The drinks: The bar was set up in a stone structure once used as a milking shed. Alongside local beers, the hosts served a celery margarita inspired by the celery-infused Easy Wind cocktail at the restaurant Lowland in Charleston, S.C., which Brazilian discovered on a recent birthday trip and included in the March edition of the newsletter. Also in rotation was the Grey Lady Oyster Bloody Mary, made with briny oyster-distilled Ostreida vodka and now, after receiving rave reviews at the party, on the menu at the Grey Lady in New York. Adding color to the bar were pink-and-white tulips and yellow daffodils from the local flower stand Little State Flower Co.

The music: In lieu of a playlist, there was the cracking of oysters being shucked and laughter from the children, who ran laps around the fields and organized a race between two lobsters whom they named Fred and Sally.

The conversation: In addition to the sharing of memories, talk centered on oyster-eating technique. Ruggiero, a onetime champion of the Grey Lady’s biannual oyster eating competition, told the group that the trick to winning is the bulk approach. “Put as many as you can fit in your mouth — then swallow,” he said. “I put in five at a time.”

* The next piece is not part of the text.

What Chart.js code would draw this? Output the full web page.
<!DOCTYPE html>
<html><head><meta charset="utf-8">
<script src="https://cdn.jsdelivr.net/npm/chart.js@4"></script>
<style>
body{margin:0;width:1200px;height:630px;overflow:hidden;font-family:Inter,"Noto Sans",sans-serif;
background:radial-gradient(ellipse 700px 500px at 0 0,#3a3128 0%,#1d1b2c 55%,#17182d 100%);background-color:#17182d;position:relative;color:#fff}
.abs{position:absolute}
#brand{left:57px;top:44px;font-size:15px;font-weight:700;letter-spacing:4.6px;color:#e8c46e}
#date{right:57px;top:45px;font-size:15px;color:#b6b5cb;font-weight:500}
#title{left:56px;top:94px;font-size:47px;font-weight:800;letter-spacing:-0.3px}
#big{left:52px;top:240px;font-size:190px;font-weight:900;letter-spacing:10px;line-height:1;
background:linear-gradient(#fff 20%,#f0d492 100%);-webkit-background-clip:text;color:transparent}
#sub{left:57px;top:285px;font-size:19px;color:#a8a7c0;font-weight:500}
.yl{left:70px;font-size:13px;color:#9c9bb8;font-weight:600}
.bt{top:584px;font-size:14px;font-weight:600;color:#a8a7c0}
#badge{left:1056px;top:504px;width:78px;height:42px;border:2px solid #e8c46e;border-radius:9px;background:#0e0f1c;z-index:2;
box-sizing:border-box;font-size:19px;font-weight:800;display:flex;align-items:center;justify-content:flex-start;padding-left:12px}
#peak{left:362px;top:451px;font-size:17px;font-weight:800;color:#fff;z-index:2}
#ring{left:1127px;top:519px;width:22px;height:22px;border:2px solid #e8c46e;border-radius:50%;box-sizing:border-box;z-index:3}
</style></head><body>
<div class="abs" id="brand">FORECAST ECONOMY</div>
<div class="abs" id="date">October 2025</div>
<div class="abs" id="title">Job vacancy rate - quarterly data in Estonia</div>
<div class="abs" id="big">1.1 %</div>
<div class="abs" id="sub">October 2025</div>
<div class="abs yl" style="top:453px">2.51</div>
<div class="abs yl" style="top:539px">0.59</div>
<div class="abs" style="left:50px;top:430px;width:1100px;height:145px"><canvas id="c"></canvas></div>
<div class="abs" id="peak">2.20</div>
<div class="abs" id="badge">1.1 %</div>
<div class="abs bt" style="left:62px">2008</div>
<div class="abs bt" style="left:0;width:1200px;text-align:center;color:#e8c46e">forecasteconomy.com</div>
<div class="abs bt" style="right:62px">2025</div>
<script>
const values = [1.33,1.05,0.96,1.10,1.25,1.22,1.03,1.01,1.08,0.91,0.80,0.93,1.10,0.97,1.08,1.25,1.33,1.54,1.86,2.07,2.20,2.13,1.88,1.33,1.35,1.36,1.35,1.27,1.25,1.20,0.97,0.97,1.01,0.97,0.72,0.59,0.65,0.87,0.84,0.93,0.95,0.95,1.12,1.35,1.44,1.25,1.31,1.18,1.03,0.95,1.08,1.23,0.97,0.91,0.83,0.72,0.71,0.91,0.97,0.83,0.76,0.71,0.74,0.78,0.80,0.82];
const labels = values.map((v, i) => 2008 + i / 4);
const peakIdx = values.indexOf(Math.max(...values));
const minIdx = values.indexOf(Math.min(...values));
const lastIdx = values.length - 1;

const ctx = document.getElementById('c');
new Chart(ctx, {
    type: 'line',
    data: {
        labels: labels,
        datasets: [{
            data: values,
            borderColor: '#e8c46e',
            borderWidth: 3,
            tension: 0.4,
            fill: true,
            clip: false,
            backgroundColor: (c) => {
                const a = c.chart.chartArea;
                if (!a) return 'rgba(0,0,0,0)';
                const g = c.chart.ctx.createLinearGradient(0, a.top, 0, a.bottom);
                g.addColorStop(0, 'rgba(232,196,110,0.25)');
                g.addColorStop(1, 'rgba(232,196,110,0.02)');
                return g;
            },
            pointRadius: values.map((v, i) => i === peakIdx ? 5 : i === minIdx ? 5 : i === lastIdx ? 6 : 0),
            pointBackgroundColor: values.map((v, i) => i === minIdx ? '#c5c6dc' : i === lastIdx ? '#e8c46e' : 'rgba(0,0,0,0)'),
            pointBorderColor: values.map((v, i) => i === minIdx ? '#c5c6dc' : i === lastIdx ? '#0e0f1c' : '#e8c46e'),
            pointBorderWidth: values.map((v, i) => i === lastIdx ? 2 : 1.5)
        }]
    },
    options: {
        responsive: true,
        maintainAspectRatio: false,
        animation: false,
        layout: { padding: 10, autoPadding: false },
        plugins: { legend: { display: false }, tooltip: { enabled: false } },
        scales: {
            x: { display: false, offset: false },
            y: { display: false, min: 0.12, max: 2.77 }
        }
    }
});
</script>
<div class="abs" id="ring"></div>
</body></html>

Two entertaining tips: Brazilian acknowledges that punch bowls are often considered old-fashioned but defends them as “vastly underrated.” For first-time buyers, she recommends this one, featured in the December edition of the newsletter. “You can put ice in it, a signature drink, whatever,” she said. “It’s like a more beautiful version of a cooler.” McLaughlin also shared some advice: If you’re buying lobsters for rolls, ask for ones with missing claws. They’re a cheaper option, he explained, for a dish “that doesn’t need the showmanship” of displaying the whole crustacean.